# Useful terms for Continental touring



## autostratus (May 9, 2005)

Try http://campingcar.enliberte.free.fr/01_som/lexi_sud.htm

A print-off taken with you or used as the bookmark in your sites directory might prove useful.
Maybe add some words of your own!


----------



## 88838 (May 9, 2005)

very useful, I've been gathering a list of useful phrases over the years, makes you sound as if you know what you're talking about.
Understand camping-cariste to be the driver of the camping-car?
pity we can't translate Aire into English in practical terms - spent a wasted couple of hours trying to park in Lancaster this week, think of the money I could've spent if we were welcome!

8)


----------



## autostratus (May 9, 2005)

I think that camping-cariste has a lovely ring to it but make sure that you sound the last 'e'


----------



## 88838 (May 9, 2005)

autostratus said:


> I think that camping-cariste has a lovely ring to it but make sure that you sound the last 'e'


go on . . . . . . . .

I thought you didn't pronounce last 'e' if there wasn't accent, 
don't pronounce last letter in fact.
???????

:? 
8)


----------



## autostratus (May 9, 2005)

You're right of course but if you pronounce the last 'e' more like an a and also the 'i 'as ee then camping careeste sounds beautifully Spanish and so ...........!
Ee!
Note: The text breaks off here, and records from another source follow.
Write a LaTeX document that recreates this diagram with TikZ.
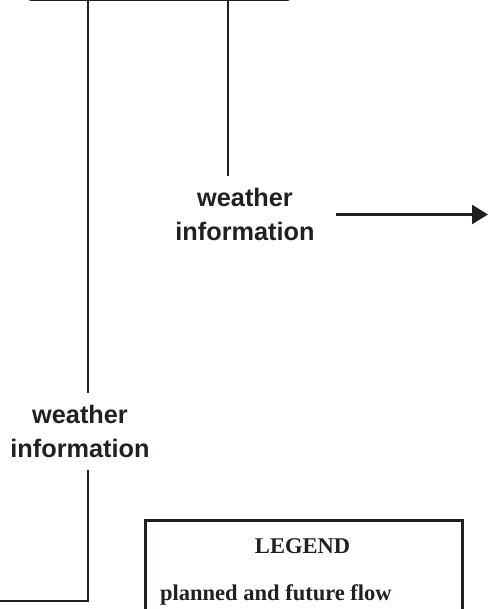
\documentclass[tikz,border=0pt]{standalone}
\usepackage{fontspec}
\setmainfont{Liberation Serif}
\newfontfamily\labelsans{Liberation Sans}
\usetikzlibrary{arrows.meta,positioning}
\definecolor{ink}{HTML}{231F20}

\begin{document}
\begin{tikzpicture}[
	x=1pt, y=-1pt,
	>={Triangle[length=16pt,width=19pt]},
	sysbox/.style={
		rectangle, rounded corners=3pt,
		draw=ink, line width=2.6pt,
		minimum width=262pt, minimum height=80pt, inner sep=0pt
	},
	wxlabel/.style={
		font=\labelsans\bfseries\fontsize{25.3}{34}\selectfont,
		text=ink, align=center,
		inner xsep=4pt, inner ysep=12pt
	},
	legendbox/.style={
		rectangle, draw=ink, line width=2.6pt,
		minimum width=317pt, minimum height=140pt, inner sep=0pt
	},
	legendtxt/.style={font=\bfseries\fontsize{22.5}{26}\selectfont, text=ink, inner sep=0pt},
	flow/.style={draw=ink, line width=2.4pt}
]
\clip (0,0) rectangle (489,609);

% Top box (cut off by the frame)
\node[sysbox, anchor=south west] (sys) at (27,1) {};

% Labels on the flows
\node[wxlabel, anchor=north] (rwx) at (245,176) {weather\\information};
\node[wxlabel] (lwx) at (80,431.5) {weather\\information};

% Free ends
\coordinate (wxout)  at (488,216);
\coordinate (wxleft) at (0,601);

% Right flow
\draw[flow] ([xshift=-17pt]rwx.north) -- ([xshift=-17pt]rwx.north |- sys.south);
\draw[flow, ->] ([xshift=17.5pt]rwx.east) -- (wxout |- rwx.east);

% Left flow
\draw[flow] ([xshift=8pt]lwx.north) -- ([xshift=8pt]lwx.north |- sys.south);
\draw[flow] ([xshift=8pt]lwx.south) |- (wxleft);

% Legend
\node[legendbox, anchor=north west] (legend) at (144,519) {};
\node[legendtxt, anchor=base] (legtitle) at (302.5,553) {LEGEND};
\node[legendtxt, anchor=base west] (legplan) at (160,600) {planned and future flow};

\end{tikzpicture}
\end{document}
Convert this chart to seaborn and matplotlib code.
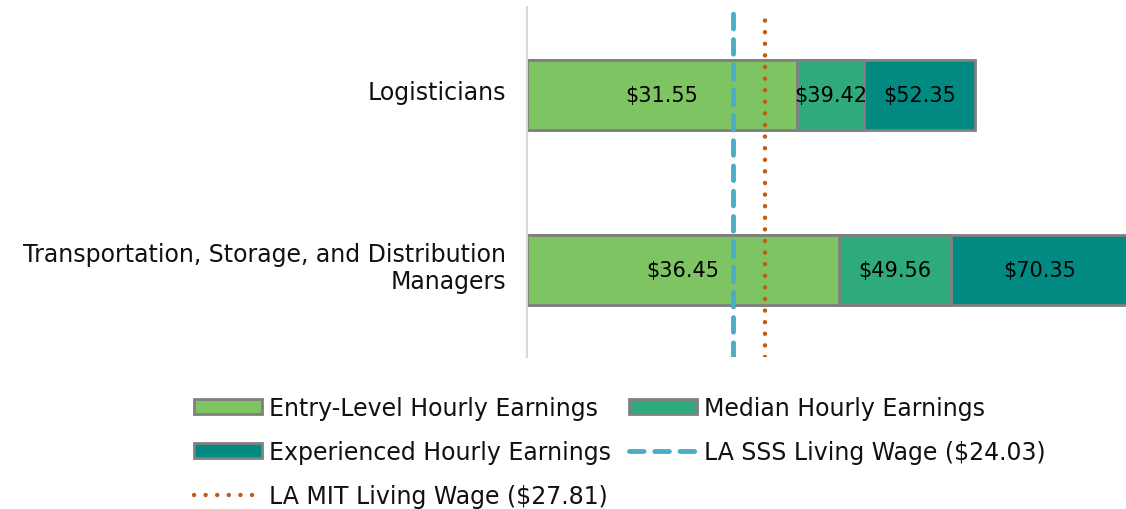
import pandas as pd
import matplotlib.pyplot as plt
import matplotlib.transforms as mtransforms
import seaborn as sns
from matplotlib.patches import Patch
from matplotlib.lines import Line2D

occupations = ["Logisticians", "Transportation, Storage, and Distribution\nManagers"]
entry = [31.55, 36.45]
median = [39.42, 49.56]
experienced = [52.35, 70.35]
sss_wage = 24.03
mit_wage = 27.81

c_entry = "#7FC463"
c_median = "#2EAA7C"
c_exp = "#008A82"
c_edge = "#808080"
c_sss = "#4BACC6"
c_mit = "#C55A11"

sns.set_style("white")
plt.rcParams["font.family"] = ["DejaVu Sans"]
plt.rcParams["text.color"] = "#111111"
plt.rcParams["ytick.color"] = "#111111"
fs = 17

df = pd.DataFrame({"occ": occupations, "entry": entry,
                   "median": median, "exp": experienced})

fig = plt.figure(figsize=(11.26, 5.10), dpi=100)
ax = fig.add_axes([0.468, 0.298, 0.532, 0.686])

## stacked bars: draw the longest first, shorter ones on top
for col, c in [("exp", c_exp), ("median", c_median), ("entry", c_entry)]:
    sns.barplot(data=df, y="occ", x=col, color=c, orient="h", width=0.4,
                edgecolor=c_edge, linewidth=2, ax=ax, saturation=1)

for i in range(len(occupations)):
    starts = [0, entry[i], median[i]]
    ends = [entry[i], median[i], experienced[i]]
    for s, e in zip(starts, ends):
        ax.text((s + e) / 2, i, f"${e:.2f}", ha="center", va="center",
                fontsize=15, color="black")

sss_ls = (0, (3, 2.2))
mit_ls = (0, (0.01, 2.6))
ax.axvline(sss_wage, ymin=0.0, ymax=0.99, color=c_sss, linestyle=sss_ls,
           linewidth=3.5, dash_capstyle="round")
ax.axvline(mit_wage, ymin=0.0, ymax=0.99, color=c_mit, linestyle=mit_ls,
           linewidth=3.2, dash_capstyle="round")

ax.set_xlim(0, 70)
ax.set_ylim(1.5, -0.5)
ax.set_xlabel("")
ax.set_ylabel("")
ax.set_xticks([])
ax.tick_params(axis="y", length=0, pad=15, labelsize=fs)
shift_up = mtransforms.ScaledTranslation(0, 4 / 72, fig.dpi_scale_trans)
for t in ax.get_yticklabels():
    t.set_ha("right")
    t.set_multialignment("right")
    t.set_linespacing(1.15)
    t.set_transform(t.get_transform() + shift_up)
for s in ["top", "right", "bottom"]:
    ax.spines[s].set_visible(False)
ax.spines["left"].set_color("#D9D9D9")
ax.spines["left"].set_linewidth(1.5)

h_entry = Patch(facecolor=c_entry, edgecolor=c_edge, linewidth=2, label="Entry-Level Hourly Earnings")
h_median = Patch(facecolor=c_median, edgecolor=c_edge, linewidth=2, label="Median Hourly Earnings")
h_exp = Patch(facecolor=c_exp, edgecolor=c_edge, linewidth=2, label="Experienced Hourly Earnings")
h_sss = Line2D([], [], color=c_sss, linestyle=sss_ls, linewidth=3.5,
               dash_capstyle="round", label="LA SSS Living Wage ($24.03)")
h_mit = Line2D([], [], color=c_mit, linestyle=mit_ls, linewidth=3.2,
               dash_capstyle="round", label="LA MIT Living Wage ($27.81)")
# column-wise fill gives the row order of the original
fig.legend(handles=[h_entry, h_exp, h_mit, h_median, h_sss], ncol=2,
           loc="upper left", bbox_to_anchor=(0.172, 0.222),
           frameon=False, fontsize=fs, handlelength=2.9, handleheight=0.6,
           handletextpad=0.3, columnspacing=0.75, labelspacing=0.86,
           borderaxespad=0, borderpad=0)

fig.savefig("out.png", dpi=100)
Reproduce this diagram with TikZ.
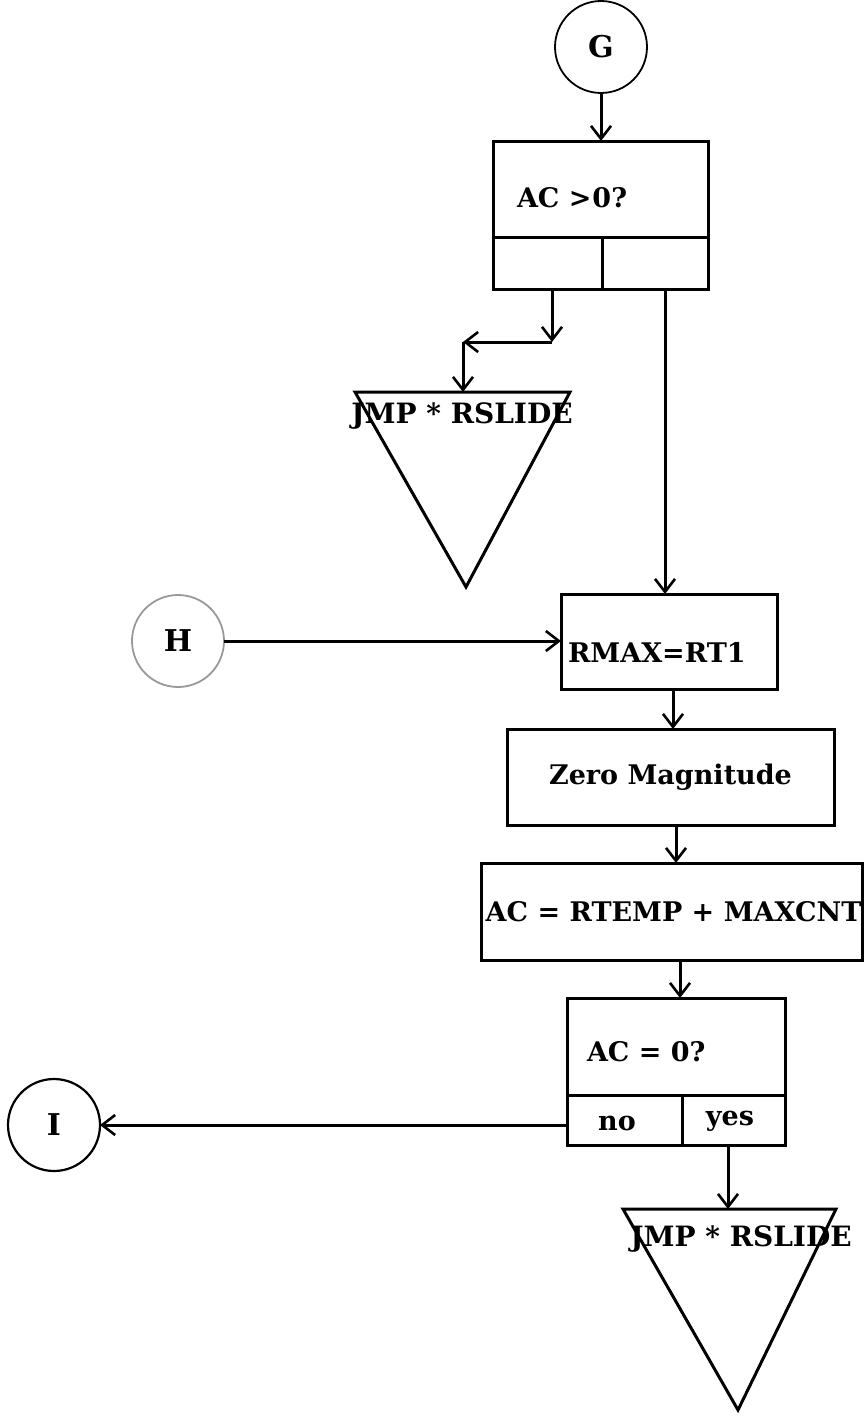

I can't wait for th'olidays.


----------



## 88838 (May 9, 2005)

autostratus said:


> Ee! I can't wait for th'olidays.


thought I'd seen a post somewhere said you'd just come back!!!!

or doesn't the proximity of the last one count :lol: :lol:

I just can't wait for the BST 'spring forward' lighter nights and all that. i think I could cope with winter if we didnt have to put up with the dark n wet bits. :wink:

8)


----------